核兵器および通常兵器の廃絶をめざすブログ

近代文学研究を通して、世界平和を考えています。

村井弦斎『誉の冑』(ほまれのかぶと 1895(明治28)年)、読了しました

 大坂冬の陣の前年、大坂城内が舞台。

 わがままな淀の方(豊臣秀頼の母)や、彼女にへつらう大野兄弟のいやがらせにも負けず、主君秀頼への忠誠を貫く勇士、木村長門守重成。九度山にこもっていた名将、真田幸村の招待にも力を尽くします。

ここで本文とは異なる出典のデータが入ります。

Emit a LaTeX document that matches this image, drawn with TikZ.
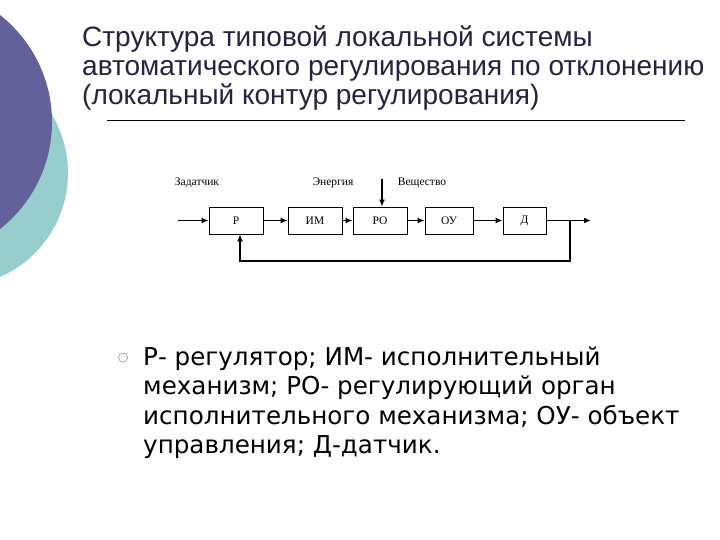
\documentclass[tikz,border=0pt]{standalone}
\usepackage{fontspec}
\setmainfont{Liberation Serif}
\newfontfamily\titlefont{Liberation Sans}
\newfontfamily\bodyfont{DejaVu Sans}
\usetikzlibrary{arrows.meta}

\definecolor{darkplum}{RGB}{99,97,154}
\definecolor{paleteal}{RGB}{152,205,205}
\definecolor{titlenavy}{RGB}{36,36,64}

\begin{document}
\begin{tikzpicture}[x=1pt,y=-1pt,
        block/.style={draw,line width=0.8pt,minimum height=27pt,inner sep=0pt,font=\fontsize{11.5}{13}\selectfont},
        lbl/.style={font=\fontsize{11.5}{13}\selectfont,inner sep=0pt},
        flow/.style={-{Latex[length=7pt,width=6pt]},line width=1.8pt},
        title line/.style={anchor=base west,inner sep=0pt,text=titlenavy,font=\titlefont\fontsize{28}{30}\selectfont},
        body line/.style={anchor=base west,inner sep=0pt,font=\bodyfont\fontsize{24.6}{28}\selectfont}]

    \useasboundingbox (0,0) rectangle (720,540);

    % background circles
    \fill[paleteal] (-45.5,173) circle (113.5);
    \fill[darkplum] (-84,122) circle (136);

    % heading
    \node[title line] (t1) at (82,47) {Структура типовой локальной системы};
    \node[title line] (t2) at (82,76) {автоматического регулирования по отклонению};
    \node[title line] (t3) at (82,105) {(локальный контур регулирования)};
    \draw[line width=0.8pt] (107,120) -- (685,120);

    % blocks
    \node[block,minimum width=54pt] (R) at (236,220.5) {Р};
    \node[block,minimum width=54pt] (IM) at (315,220.5) {ИМ};
    \node[block,minimum width=54pt] (RO) at (380,220.5) {РО};
    \node[block,minimum width=48pt] (OU) at (449,220.5) {ОУ};
    \node[block,minimum width=43pt] (D) at (524.5,220.5) {Д};

    \node[lbl] (zad) at (197,183) {Задатчик};
    \node[lbl] (en) at (333,183) {Энергия};
    \node[lbl] (sub) at (422,183) {Вещество};

    \coordinate (in) at (178,220.5);
    \coordinate (out) at (591,220.5);
    \coordinate (br) at (570,220.5);
    \coordinate (top) at (382,179);

    \draw[flow] (in) -- (R);
    \draw[flow] (R) -- (IM);
    \draw[flow] (IM) -- (RO);
    \draw[flow] (RO) -- (OU);
    \draw[flow] (OU) -- (D);
    \draw[flow] (D) -- (out);
    \draw[flow] (top) -- (top |- RO.north);
    \draw[flow,line width=1.4pt] (br) |- (240,261) -- (R.south -| 240,0);

    % legend
    \draw[line width=0.5pt,gray] (123,357.5) circle (4.5);
    \node[body line] (l1) at (143,365) {Р- регулятор; ИМ- исполнительный};
    \node[body line] (l2) at (143,394.5) {механизм; РО- регулирующий орган};
    \node[body line] (l3) at (143,424) {исполнительного механизма; ОУ- объект};
    \node[body line] (l4) at (143,453.5) {управления; Д-датчик.};

\end{tikzpicture}
\end{document}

 やがて徳川軍が攻めてくるのですが、重成は合戦にも和議交渉にも毅然と臨み、勇名を轟かせます。しかし徳川軍を恐れた淀の方一派が城の堀を埋める条件を受けいれてしまい、和議を破った徳川軍の再度の攻撃で大坂城は落城。秀頼や幸村らの脱出を見届け(そこは史実と違うところです)、重成は討ち死にします。その冑(’かぶと)には香が焚かれていたのでした……。

 

 よくある歴史ドラマのような、善玉悪玉をはっきり色分けした物語で、戦争という現象への深い洞察は見受けられませんでした。『立川文庫』よりも古い小説なので、猿飛佐助とか真田十勇士は出てきません。

 徳川家康がやったように、侵略者が偽りの和平で侵略対象に隙を作ろうとした場合、どう対応すべきかといった問題も、論じられるべきだとは思うのですが……この作品でそうした論を立てるのは無理なようです。